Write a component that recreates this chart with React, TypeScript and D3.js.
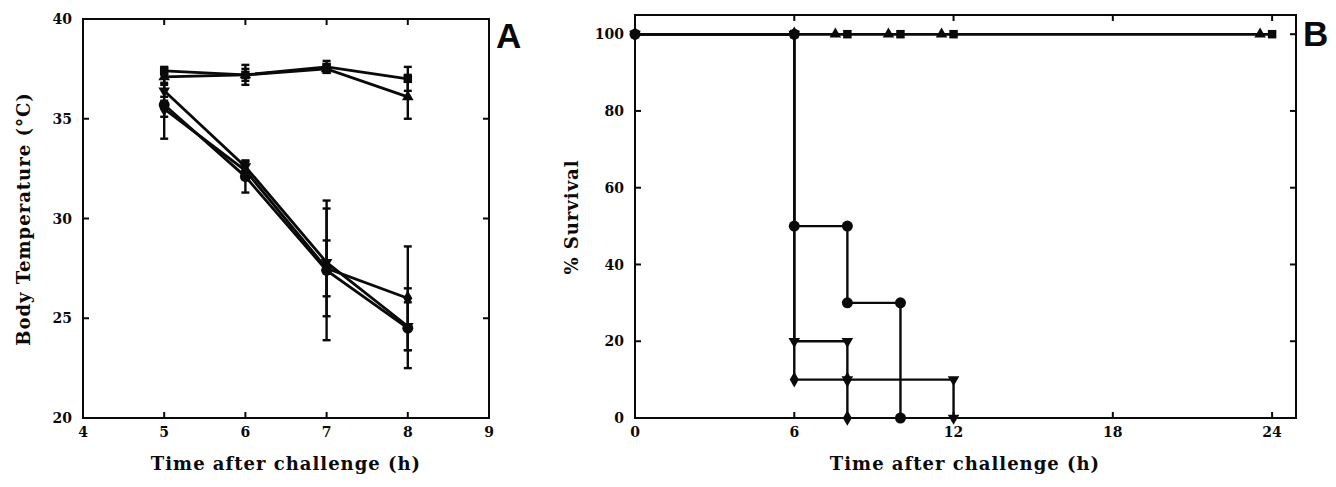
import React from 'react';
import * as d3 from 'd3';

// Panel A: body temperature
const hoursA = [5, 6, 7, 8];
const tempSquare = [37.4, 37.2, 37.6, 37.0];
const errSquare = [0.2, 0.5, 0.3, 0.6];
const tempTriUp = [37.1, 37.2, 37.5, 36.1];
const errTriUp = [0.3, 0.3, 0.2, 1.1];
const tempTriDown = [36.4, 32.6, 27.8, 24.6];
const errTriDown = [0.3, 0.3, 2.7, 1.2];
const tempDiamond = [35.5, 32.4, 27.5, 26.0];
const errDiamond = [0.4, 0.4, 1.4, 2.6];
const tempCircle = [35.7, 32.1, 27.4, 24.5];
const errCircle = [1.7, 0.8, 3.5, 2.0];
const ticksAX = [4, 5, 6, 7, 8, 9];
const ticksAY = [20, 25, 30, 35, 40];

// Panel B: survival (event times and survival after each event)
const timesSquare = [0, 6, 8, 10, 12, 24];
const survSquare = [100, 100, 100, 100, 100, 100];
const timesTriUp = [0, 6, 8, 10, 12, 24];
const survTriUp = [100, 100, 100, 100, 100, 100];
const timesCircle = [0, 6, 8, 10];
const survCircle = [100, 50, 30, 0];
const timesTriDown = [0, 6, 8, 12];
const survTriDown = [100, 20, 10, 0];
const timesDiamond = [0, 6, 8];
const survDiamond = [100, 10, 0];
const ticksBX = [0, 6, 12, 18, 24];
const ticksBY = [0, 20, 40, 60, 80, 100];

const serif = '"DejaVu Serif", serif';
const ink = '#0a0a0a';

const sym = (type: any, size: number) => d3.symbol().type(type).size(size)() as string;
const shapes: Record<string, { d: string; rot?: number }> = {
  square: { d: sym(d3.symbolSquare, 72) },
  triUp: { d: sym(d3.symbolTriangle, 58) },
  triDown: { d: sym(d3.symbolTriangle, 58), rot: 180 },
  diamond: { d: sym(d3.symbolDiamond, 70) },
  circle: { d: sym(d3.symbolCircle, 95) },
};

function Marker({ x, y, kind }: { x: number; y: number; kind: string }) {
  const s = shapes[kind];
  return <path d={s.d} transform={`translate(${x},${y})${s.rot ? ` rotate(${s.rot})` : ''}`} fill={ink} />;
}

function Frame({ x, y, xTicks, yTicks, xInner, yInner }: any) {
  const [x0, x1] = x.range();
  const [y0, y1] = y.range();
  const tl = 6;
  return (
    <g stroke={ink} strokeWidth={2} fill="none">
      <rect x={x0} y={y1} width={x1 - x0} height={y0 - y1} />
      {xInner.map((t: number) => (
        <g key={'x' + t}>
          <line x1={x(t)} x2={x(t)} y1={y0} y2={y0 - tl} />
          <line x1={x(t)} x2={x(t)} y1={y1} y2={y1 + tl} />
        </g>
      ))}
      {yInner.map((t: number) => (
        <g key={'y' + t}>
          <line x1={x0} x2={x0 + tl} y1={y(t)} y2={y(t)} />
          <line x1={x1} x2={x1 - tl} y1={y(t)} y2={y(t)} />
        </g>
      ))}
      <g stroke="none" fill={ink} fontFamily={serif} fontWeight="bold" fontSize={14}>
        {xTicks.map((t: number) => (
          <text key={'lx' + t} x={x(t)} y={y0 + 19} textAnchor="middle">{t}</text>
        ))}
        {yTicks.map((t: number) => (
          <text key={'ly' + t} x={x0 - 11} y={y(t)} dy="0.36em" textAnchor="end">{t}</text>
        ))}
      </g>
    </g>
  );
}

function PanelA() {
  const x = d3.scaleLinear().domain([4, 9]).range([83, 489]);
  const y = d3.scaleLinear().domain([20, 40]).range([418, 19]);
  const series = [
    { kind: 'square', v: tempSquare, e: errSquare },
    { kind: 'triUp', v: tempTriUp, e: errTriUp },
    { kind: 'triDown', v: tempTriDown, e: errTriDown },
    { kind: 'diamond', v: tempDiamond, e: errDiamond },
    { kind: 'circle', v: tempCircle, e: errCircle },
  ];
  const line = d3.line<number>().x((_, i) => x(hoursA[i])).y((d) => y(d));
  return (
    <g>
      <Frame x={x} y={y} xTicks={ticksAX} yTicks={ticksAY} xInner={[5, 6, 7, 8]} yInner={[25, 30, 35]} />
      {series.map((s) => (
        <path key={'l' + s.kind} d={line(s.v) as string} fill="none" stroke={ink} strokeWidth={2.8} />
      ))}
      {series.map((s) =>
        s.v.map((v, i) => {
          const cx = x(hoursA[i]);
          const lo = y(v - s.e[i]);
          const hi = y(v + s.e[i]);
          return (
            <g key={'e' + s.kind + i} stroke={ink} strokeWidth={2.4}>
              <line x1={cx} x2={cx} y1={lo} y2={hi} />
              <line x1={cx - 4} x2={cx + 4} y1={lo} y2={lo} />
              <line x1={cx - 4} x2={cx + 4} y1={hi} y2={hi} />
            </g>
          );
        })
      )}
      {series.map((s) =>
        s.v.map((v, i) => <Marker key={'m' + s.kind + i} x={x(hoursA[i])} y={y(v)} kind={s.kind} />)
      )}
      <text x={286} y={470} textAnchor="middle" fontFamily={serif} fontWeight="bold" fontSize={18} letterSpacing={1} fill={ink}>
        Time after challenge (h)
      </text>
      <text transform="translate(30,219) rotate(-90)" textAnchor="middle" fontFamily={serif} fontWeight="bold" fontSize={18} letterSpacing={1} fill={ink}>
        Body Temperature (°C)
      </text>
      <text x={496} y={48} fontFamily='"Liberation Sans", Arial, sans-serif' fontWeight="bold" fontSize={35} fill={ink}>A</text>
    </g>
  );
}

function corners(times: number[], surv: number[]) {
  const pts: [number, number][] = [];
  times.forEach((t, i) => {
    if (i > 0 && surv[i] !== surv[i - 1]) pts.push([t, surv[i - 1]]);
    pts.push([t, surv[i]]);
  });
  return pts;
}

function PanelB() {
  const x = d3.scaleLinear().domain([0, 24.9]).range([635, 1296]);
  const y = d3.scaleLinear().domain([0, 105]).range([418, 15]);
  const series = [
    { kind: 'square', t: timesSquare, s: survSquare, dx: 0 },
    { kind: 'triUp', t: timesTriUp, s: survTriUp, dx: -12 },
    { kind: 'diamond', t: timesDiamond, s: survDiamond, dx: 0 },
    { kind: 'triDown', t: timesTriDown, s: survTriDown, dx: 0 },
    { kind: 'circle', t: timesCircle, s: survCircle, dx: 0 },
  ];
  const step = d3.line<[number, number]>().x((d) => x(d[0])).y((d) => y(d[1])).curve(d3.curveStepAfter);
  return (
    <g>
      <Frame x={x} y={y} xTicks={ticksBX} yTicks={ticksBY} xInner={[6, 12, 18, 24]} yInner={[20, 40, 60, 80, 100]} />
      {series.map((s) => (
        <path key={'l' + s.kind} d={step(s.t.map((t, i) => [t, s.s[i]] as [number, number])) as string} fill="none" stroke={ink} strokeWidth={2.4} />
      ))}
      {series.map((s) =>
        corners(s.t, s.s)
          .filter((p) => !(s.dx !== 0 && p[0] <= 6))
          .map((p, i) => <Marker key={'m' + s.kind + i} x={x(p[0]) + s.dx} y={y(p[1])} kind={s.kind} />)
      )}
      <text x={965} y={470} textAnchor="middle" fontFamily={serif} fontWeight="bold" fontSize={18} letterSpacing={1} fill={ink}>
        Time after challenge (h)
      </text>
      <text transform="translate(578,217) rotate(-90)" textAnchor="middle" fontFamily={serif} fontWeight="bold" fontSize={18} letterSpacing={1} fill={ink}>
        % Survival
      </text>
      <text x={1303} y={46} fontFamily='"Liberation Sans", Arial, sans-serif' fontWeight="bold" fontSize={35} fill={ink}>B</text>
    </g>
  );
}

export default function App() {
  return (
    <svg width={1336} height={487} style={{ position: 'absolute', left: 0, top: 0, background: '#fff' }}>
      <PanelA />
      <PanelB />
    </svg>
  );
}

* [Description of the task]:
Return, from the data, each line that has the word "React" in it.

* [Correct answer]:
Write a component that recreates this chart with React, TypeScript and D3.js.
import React from 'react';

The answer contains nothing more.